İki meslektaşımla birlikte Başbakan’a hakaret iddiasıyla ertelenmiş hapis cezası aldığımı duymuş olanlarınız vardır.

Tüm dava temelsiz olsa da benim vakam başkasının tweetimin altına yazdığı yorumdan dolayı ‘zincirleme’ suç işlediğimi iddia ettiği için daha da akıl almazdı. Benim eleştirim ise sadece şundan ibaretti: “Demokrat bir akademisyen sandığımız Davutoğlu, yolsuzlukları örten hükümetin basın özgürlüğünü yok eden başbakanı olarak tarihe geçti. Bravo.” Aslında sadece eleştirilerimizden dolayı dava baskısı altında kalmak bile yeterince büyük bir insan hakkı ihlali, ama başkasının yorumunun bana mal edilmesi tamamen kabul edilemez olduğundan bu davayı geçen hafta Anayasa Mahkemesi’ne taşıdık.

Alt mahkemenin güçlüden yana aldığı ve gerekçesini açıklayamadığı karar, hukukun ayaklar altına alındığını gösterse de tüm hukuki yolları tüketmekten başka çare yok. Yoksa adalet bakanının itiraf ettiği gibi çoğunluğun hukuka güvenmediği bir ülkede yaşıyoruz. Şartlar böyleyken cumhurbaşkanına hakaret iddiasıyla beni bekleyen bir dava daha var. Davaya konu olan ‘Hakperest okura mektup’ yazıma tekrar baktığımda neyin hakaret sayıldığını anlamakta zorlanıyorum. Tek yaptığım Cumhurbaşkanı’nın kendi sözlerinden alıntılarla onun darbe argümanlarını çürütmekti. Herhalde yazıda yolsuzluk kelimesi ile birlikte anılmak sarayı rahatsız etti. Niyetim bana açılan davalarla başınızı ağrıtmak değil. Zira Türkiye’de gazetecilere açılan davalar bir istisna değil, adeta rutin haline geldi. Anlatmaya çalıştığım ifade özgürlüğüne iyice tehdit haline gelmiş olan bu hakaret davaları trendinin kazandığı yeni boyut.

Gündemi takip eden ortalama vatandaşın fark edeceği üzere bugün Cumhurbaşkanı ve Başbakan’a hakaret davaları adeta olağan haber. Bu iki isim tarafından dava edilmemiş eleştirel gazeteci neredeyse kalmadı. Artık sade vatandaşlar da bu davalardan nasibini alıyor. Bazen bakanlar da dava kampanyasına dahil olup gazetecileri mahkemeye veriyor. Halbuki Avrupa İnsan Hakları Mahkemesi’nin Lingens’e karşı Avusturya kararında belirttiği üzere, politikacıların eleştirilere karşı tahammülü sade vatandaşa karşı daha yüksek olmak zorunda. Bizde ise mahkemeler tam tersi varsayımla karar veriyor. Önceden yolsuzluktan bahsetmek hakaret sayılırken artık en ufak demokratik eleştiri bile hakaret sayılıyor.

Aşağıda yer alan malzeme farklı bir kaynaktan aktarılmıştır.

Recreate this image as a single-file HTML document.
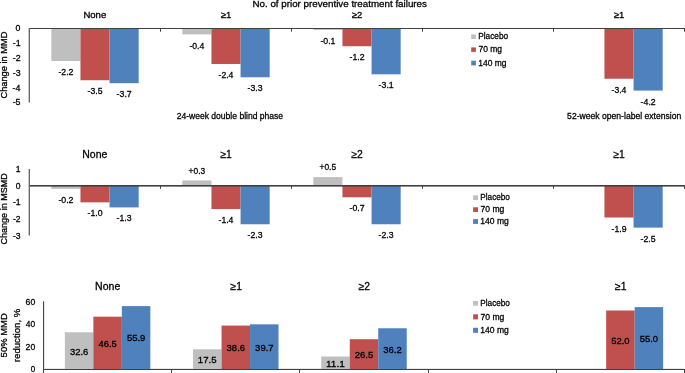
<!DOCTYPE html>
<html><head><meta charset="utf-8"><style>
html,body{margin:0;padding:0;background:#fff;}
svg{display:block;}
text{font-family:"Liberation Sans",sans-serif;stroke:#000;stroke-width:0.3px;}
.t{opacity:0.999;will-change:transform;}
</style></head><body>
<svg width="685" height="373" viewBox="0 0 685 373">
<rect width="685" height="373" fill="#fff"/>
<g class="t">
<rect x="51.33" y="29.00" width="29.11" height="32.02" fill="#BFBFBF"/>
<rect x="80.44" y="29.00" width="29.11" height="51.23" fill="#C0504D"/>
<rect x="109.56" y="29.00" width="29.11" height="54.19" fill="#4F81BD"/>
<rect x="182.33" y="29.00" width="29.11" height="5.41" fill="#BFBFBF"/>
<rect x="211.44" y="29.00" width="29.11" height="34.97" fill="#C0504D"/>
<rect x="240.56" y="29.00" width="29.11" height="48.27" fill="#4F81BD"/>
<rect x="313.33" y="29.00" width="29.11" height="0.98" fill="#BFBFBF"/>
<rect x="342.44" y="29.00" width="29.11" height="17.24" fill="#C0504D"/>
<rect x="371.56" y="29.00" width="29.11" height="45.32" fill="#4F81BD"/>
<rect x="604.44" y="29.00" width="29.11" height="49.75" fill="#C0504D"/>
<rect x="633.56" y="29.00" width="29.11" height="61.58" fill="#4F81BD"/>
<rect x="29.00" y="28.00" width="656.00" height="1.00" fill="#404040"/>
<rect x="29.00" y="28.00" width="1.00" height="3.70" fill="#404040"/>
<rect x="160.00" y="28.00" width="1.00" height="3.70" fill="#404040"/>
<rect x="291.00" y="28.00" width="1.00" height="3.70" fill="#404040"/>
<rect x="422.00" y="28.00" width="1.00" height="3.70" fill="#404040"/>
<rect x="553.00" y="28.00" width="1.00" height="3.70" fill="#404040"/>
<rect x="684.00" y="28.00" width="1.00" height="3.70" fill="#404040"/>
<text transform="translate(58.40,75.12) scale(0.9709,1)" font-size="9.0" fill="#000000">-2.2</text>
<text transform="translate(87.51,94.33) scale(0.9650,1)" font-size="9.0" fill="#000000">-3.5</text>
<text transform="translate(116.62,97.29) scale(0.9709,1)" font-size="9.0" fill="#000000">-3.7</text>
<text transform="translate(189.40,48.51) scale(0.9591,1)" font-size="9.0" fill="#000000">-0.4</text>
<text transform="translate(218.51,78.07) scale(0.9591,1)" font-size="9.0" fill="#000000">-2.4</text>
<text transform="translate(247.62,91.37) scale(0.9680,1)" font-size="9.0" fill="#000000">-3.3</text>
<text transform="translate(320.40,44.08) scale(0.9709,1)" font-size="9.0" fill="#000000">-0.1</text>
<text transform="translate(349.51,60.34) scale(0.9709,1)" font-size="9.0" fill="#000000">-1.2</text>
<text transform="translate(378.62,88.42) scale(0.9709,1)" font-size="9.0" fill="#000000">-3.1</text>
<text transform="translate(611.51,92.85) scale(0.9591,1)" font-size="9.0" fill="#000000">-3.4</text>
<text transform="translate(640.62,104.68) scale(0.9709,1)" font-size="9.0" fill="#000000">-4.2</text>
<rect x="28.00" y="28.00" width="1.00" height="74.50" fill="#c8c8c8"/>
<rect x="29.00" y="28.00" width="1.00" height="74.50" fill="#686868"/>
<text transform="translate(83.38,17.80) scale(1.0414,1)" font-size="9.2" fill="#000000">None</text>
<text transform="translate(220.87,17.80) scale(1.0286,1)" font-size="9.2" fill="#000000">≥1</text>
<text transform="translate(351.87,17.80) scale(1.0286,1)" font-size="9.2" fill="#000000">≥2</text>
<text transform="translate(613.87,17.80) scale(1.0286,1)" font-size="9.2" fill="#000000">≥1</text>
<text transform="translate(15.62,31.40) scale(1.0000,1)" font-size="8.8" fill="#000000">0</text>
<text transform="translate(12.76,46.18) scale(1.0000,1)" font-size="8.8" fill="#000000">-1</text>
<text transform="translate(12.76,60.96) scale(1.0000,1)" font-size="8.8" fill="#000000">-2</text>
<text transform="translate(12.71,75.74) scale(1.0000,1)" font-size="8.8" fill="#000000">-3</text>
<text transform="translate(12.58,90.52) scale(1.0000,1)" font-size="8.8" fill="#000000">-4</text>
<text transform="translate(12.67,105.30) scale(1.0000,1)" font-size="8.8" fill="#000000">-5</text>
<text transform="translate(252.47,6.90) scale(0.9994,1)" font-size="9.8" fill="#000000">No. of prior preventive treatment failures</text>
<text transform="translate(176.72,119.00) scale(0.9502,1)" font-size="9.0" fill="#000000">24-week double blind phase</text>
<text transform="translate(567.11,119.20) scale(0.9560,1)" font-size="9.0" fill="#000000">52-week open-label extension</text>
<text transform="translate(7.00,98.56) rotate(-90) scale(0.9862,1)" font-size="9.4" fill="#000000">Change in MMD</text>
<rect x="471.20" y="34.40" width="4.70" height="4.60" fill="#BFBFBF"/>
<text transform="translate(478.19,39.30) scale(0.9220,1)" font-size="9.0" fill="#000000">Placebo</text>
<rect x="471.20" y="47.40" width="4.70" height="4.50" fill="#C0504D"/>
<text transform="translate(478.43,52.20) scale(0.9423,1)" font-size="9.0" fill="#000000">70 mg</text>
<rect x="471.20" y="60.70" width="4.70" height="4.70" fill="#4F81BD"/>
<text transform="translate(478.21,65.70) scale(0.9424,1)" font-size="9.0" fill="#000000">140 mg</text>
<rect x="51.33" y="186.00" width="29.11" height="2.87" fill="#BFBFBF"/>
<rect x="80.44" y="186.00" width="29.11" height="16.35" fill="#C0504D"/>
<rect x="109.56" y="186.00" width="29.11" height="21.41" fill="#4F81BD"/>
<rect x="182.33" y="180.44" width="29.11" height="4.56" fill="#BFBFBF"/>
<rect x="211.44" y="186.00" width="29.11" height="23.09" fill="#C0504D"/>
<rect x="240.56" y="186.00" width="29.11" height="38.25" fill="#4F81BD"/>
<rect x="313.33" y="177.07" width="29.11" height="7.93" fill="#BFBFBF"/>
<rect x="342.44" y="186.00" width="29.11" height="11.29" fill="#C0504D"/>
<rect x="371.56" y="186.00" width="29.11" height="38.25" fill="#4F81BD"/>
<rect x="604.44" y="186.00" width="29.11" height="31.51" fill="#C0504D"/>
<rect x="633.56" y="186.00" width="29.11" height="41.62" fill="#4F81BD"/>
<rect x="29.00" y="185.00" width="656.00" height="1.00" fill="#404040"/>
<rect x="29.00" y="185.00" width="1.00" height="3.80" fill="#404040"/>
<rect x="160.00" y="185.00" width="1.00" height="3.80" fill="#404040"/>
<rect x="291.00" y="185.00" width="1.00" height="3.80" fill="#404040"/>
<rect x="422.00" y="185.00" width="1.00" height="3.80" fill="#404040"/>
<rect x="553.00" y="185.00" width="1.00" height="3.80" fill="#404040"/>
<rect x="684.00" y="185.00" width="1.00" height="3.80" fill="#404040"/>
<text transform="translate(58.40,202.87) scale(0.9709,1)" font-size="9.0" fill="#000000">-0.2</text>
<text transform="translate(87.51,216.35) scale(0.9650,1)" font-size="9.0" fill="#000000">-1.0</text>
<text transform="translate(116.62,221.41) scale(0.9680,1)" font-size="9.0" fill="#000000">-1.3</text>
<text transform="translate(188.57,173.64) scale(0.9338,1)" font-size="9.0" fill="#000000">+0.3</text>
<text transform="translate(218.51,223.09) scale(0.9591,1)" font-size="9.0" fill="#000000">-1.4</text>
<text transform="translate(247.62,238.25) scale(0.9680,1)" font-size="9.0" fill="#000000">-2.3</text>
<text transform="translate(319.57,170.27) scale(0.9313,1)" font-size="9.0" fill="#000000">+0.5</text>
<text transform="translate(349.51,211.29) scale(0.9709,1)" font-size="9.0" fill="#000000">-0.7</text>
<text transform="translate(378.62,238.25) scale(0.9680,1)" font-size="9.0" fill="#000000">-2.3</text>
<text transform="translate(611.51,231.51) scale(0.9680,1)" font-size="9.0" fill="#000000">-1.9</text>
<text transform="translate(640.62,241.62) scale(0.9650,1)" font-size="9.0" fill="#000000">-2.5</text>
<rect x="29.00" y="186.00" width="656.00" height="0.60" fill="#404040"/>
<rect x="28.00" y="169.00" width="1.00" height="66.50" fill="#c8c8c8"/>
<rect x="29.00" y="169.00" width="1.00" height="66.50" fill="#686868"/>
<text transform="translate(82.26,157.60) scale(0.9913,1)" font-size="10.6" fill="#000000">None</text>
<text transform="translate(220.39,157.60) scale(0.9756,1)" font-size="10.6" fill="#000000">≥1</text>
<text transform="translate(351.39,157.60) scale(0.9756,1)" font-size="10.6" fill="#000000">≥2</text>
<text transform="translate(613.39,157.60) scale(0.9756,1)" font-size="10.6" fill="#000000">≥1</text>
<text transform="translate(15.81,171.65) scale(1.0000,1)" font-size="8.6" fill="#000000">1</text>
<text transform="translate(15.72,188.50) scale(1.0000,1)" font-size="8.6" fill="#000000">0</text>
<text transform="translate(12.93,205.35) scale(1.0000,1)" font-size="8.6" fill="#000000">-1</text>
<text transform="translate(12.93,222.20) scale(1.0000,1)" font-size="8.6" fill="#000000">-2</text>
<text transform="translate(12.88,239.05) scale(1.0000,1)" font-size="8.6" fill="#000000">-3</text>
<text transform="translate(7.20,244.45) rotate(-90) scale(0.9608,1)" font-size="9.4" fill="#000000">Change in MSMD</text>
<rect x="473.10" y="195.40" width="4.90" height="4.60" fill="#BFBFBF"/>
<text transform="translate(480.29,200.20) scale(0.9124,1)" font-size="9.0" fill="#000000">Placebo</text>
<rect x="473.10" y="207.30" width="4.90" height="4.70" fill="#C0504D"/>
<text transform="translate(480.52,212.30) scale(0.9506,1)" font-size="9.0" fill="#000000">70 mg</text>
<rect x="473.10" y="219.10" width="4.90" height="4.80" fill="#4F81BD"/>
<text transform="translate(480.31,223.90) scale(0.9494,1)" font-size="9.0" fill="#000000">140 mg</text>
<rect x="44.00" y="368.00" width="640.50" height="1.00" fill="#e8e8e8"/>
<rect x="64.87" y="332.32" width="28.49" height="36.68" fill="#BFBFBF"/>
<rect x="93.36" y="316.69" width="28.49" height="52.31" fill="#C0504D"/>
<rect x="121.84" y="306.11" width="28.49" height="62.89" fill="#4F81BD"/>
<rect x="193.07" y="349.31" width="28.49" height="19.69" fill="#BFBFBF"/>
<rect x="221.56" y="325.57" width="28.49" height="43.43" fill="#C0504D"/>
<rect x="250.04" y="324.34" width="28.49" height="44.66" fill="#4F81BD"/>
<rect x="321.27" y="356.51" width="28.49" height="12.49" fill="#BFBFBF"/>
<rect x="349.76" y="339.19" width="28.49" height="29.81" fill="#C0504D"/>
<rect x="378.24" y="328.27" width="28.49" height="40.73" fill="#4F81BD"/>
<rect x="606.16" y="310.50" width="28.49" height="58.50" fill="#C0504D"/>
<rect x="634.64" y="307.12" width="28.49" height="61.88" fill="#4F81BD"/>
<rect x="43.00" y="369.00" width="642.00" height="1.00" fill="#404040"/>
<rect x="43.00" y="369.00" width="1.00" height="4.00" fill="#404040"/>
<rect x="171.00" y="369.00" width="1.00" height="4.00" fill="#404040"/>
<rect x="299.00" y="369.00" width="1.00" height="4.00" fill="#404040"/>
<rect x="428.00" y="369.00" width="1.00" height="4.00" fill="#404040"/>
<rect x="556.00" y="369.00" width="1.00" height="4.00" fill="#404040"/>
<rect x="684.00" y="369.00" width="1.00" height="4.00" fill="#404040"/>
<text transform="translate(69.93,354.57) scale(0.9857,1)" font-size="9.6" fill="#000000">32.6</text>
<text transform="translate(98.57,346.75) scale(0.9752,1)" font-size="9.6" fill="#000000">46.5</text>
<text transform="translate(126.91,341.46) scale(0.9857,1)" font-size="9.6" fill="#000000">55.9</text>
<text transform="translate(197.79,363.02) scale(1.0018,1)" font-size="9.6" fill="#000000">17.5</text>
<text transform="translate(226.62,351.20) scale(0.9857,1)" font-size="9.6" fill="#000000">38.6</text>
<text transform="translate(255.11,350.58) scale(0.9883,1)" font-size="9.6" fill="#000000">39.7</text>
<text transform="translate(325.95,366.57) scale(1.0506,1)" font-size="9.6" fill="#000000">11.1</text>
<text transform="translate(354.73,358.00) scale(0.9883,1)" font-size="9.6" fill="#000000">26.5</text>
<text transform="translate(383.31,352.55) scale(0.9883,1)" font-size="9.6" fill="#000000">36.2</text>
<text transform="translate(611.22,343.66) scale(0.9830,1)" font-size="9.6" fill="#000000">52.0</text>
<text transform="translate(639.71,341.97) scale(0.9830,1)" font-size="9.6" fill="#000000">55.0</text>
<rect x="43.00" y="301.40" width="1.00" height="71.60" fill="#454545"/>
<rect x="44.00" y="301.40" width="1.00" height="67.60" fill="#e8e8e8"/>
<text transform="translate(95.11,289.90) scale(1.0146,1)" font-size="10.4" fill="#000000">None</text>
<text transform="translate(230.49,289.90) scale(0.9944,1)" font-size="10.4" fill="#000000">≥1</text>
<text transform="translate(358.69,289.90) scale(0.9944,1)" font-size="10.4" fill="#000000">≥2</text>
<text transform="translate(615.09,289.90) scale(0.9944,1)" font-size="10.4" fill="#000000">≥1</text>
<text transform="translate(25.62,304.60) scale(0.9178,1)" font-size="9.4" fill="#000000">60</text>
<text transform="translate(25.84,327.10) scale(0.8959,1)" font-size="9.4" fill="#000000">40</text>
<text transform="translate(25.62,349.60) scale(0.9178,1)" font-size="9.4" fill="#000000">20</text>
<text transform="translate(30.73,372.10) scale(0.8511,1)" font-size="9.4" fill="#000000">0</text>
<text transform="translate(7.00,357.38) rotate(-90) scale(0.9669,1)" font-size="9.8" fill="#000000">50% MMD</text>
<text transform="translate(20.20,362.13) rotate(-90) scale(0.9830,1)" font-size="9.8" fill="#000000">reduction, %</text>
<rect x="473.10" y="301.00" width="4.90" height="4.70" fill="#BFBFBF"/>
<text transform="translate(480.29,306.10) scale(0.9124,1)" font-size="9.0" fill="#000000">Placebo</text>
<rect x="473.10" y="314.30" width="4.90" height="5.10" fill="#C0504D"/>
<text transform="translate(480.52,319.60) scale(0.9506,1)" font-size="9.0" fill="#000000">70 mg</text>
<rect x="473.10" y="327.80" width="4.90" height="5.00" fill="#4F81BD"/>
<text transform="translate(480.31,333.10) scale(0.9494,1)" font-size="9.0" fill="#000000">140 mg</text>
</g>
</svg>
</body></html>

Cumhurbaşkanı tarafından neden dava edildiğini anlayamayan Taraf yazarı Murat Belge’nin dediği gibi artık sözlüklerde hakaretin tanımı neredeyse “Erdoğan’ın hoşlanmadığı sözcükler” olarak yapılır hale gelecek.

Peki hukukçular ya da hakaret davası açan politikacıların avukatları neyin eleştiri neyin hakaret olduğunu ayıramıyor mu? Bal gibi ayırabiliyorlar. Ne var ki, Türkiye’nin mevcut iklimi hakaret davalarının sopa gibi eleştirenlerin sırtından eksik edilmemesine meydan veriyor. Korkutma, sindirme, susturma mesajı gazetecilere ve bazen sade vatandaşa açılan davalarla tüm topluma gönderiliyor. Eleştirmeye cüret edersen bak başına neler gelir korkusu başarıyla topluma yayılıyor. Bir diğer deyişle, toplumda bazılarına bir “dokunulmazlık” zırhı kazandırılıyor.

Peki buna rağmen bu eleştirileri nasıl yapabiliyoruz? Bu tarz korkutmaların bir otosansüre sebep olmadığını söyleyemeyiz. Genel “neme lazım” atmosferi herkesi etkiliyor, ama buna rağmen bir nebze eleştiri yapabilenler de çeşitli formlardaki cezayı göze alarak bunu yapıyor. Bu cezalar reklam verene baskıdan, sosyal medyada linç girişimine, itibarsızlaştırmadan hapis cezasına kadar uzanıyor.

Türkiye’de ifade özgürlüğünün bedeli, “dokunulmazlar”ın baskısı altında gitgide daha yüksek hale geliyor.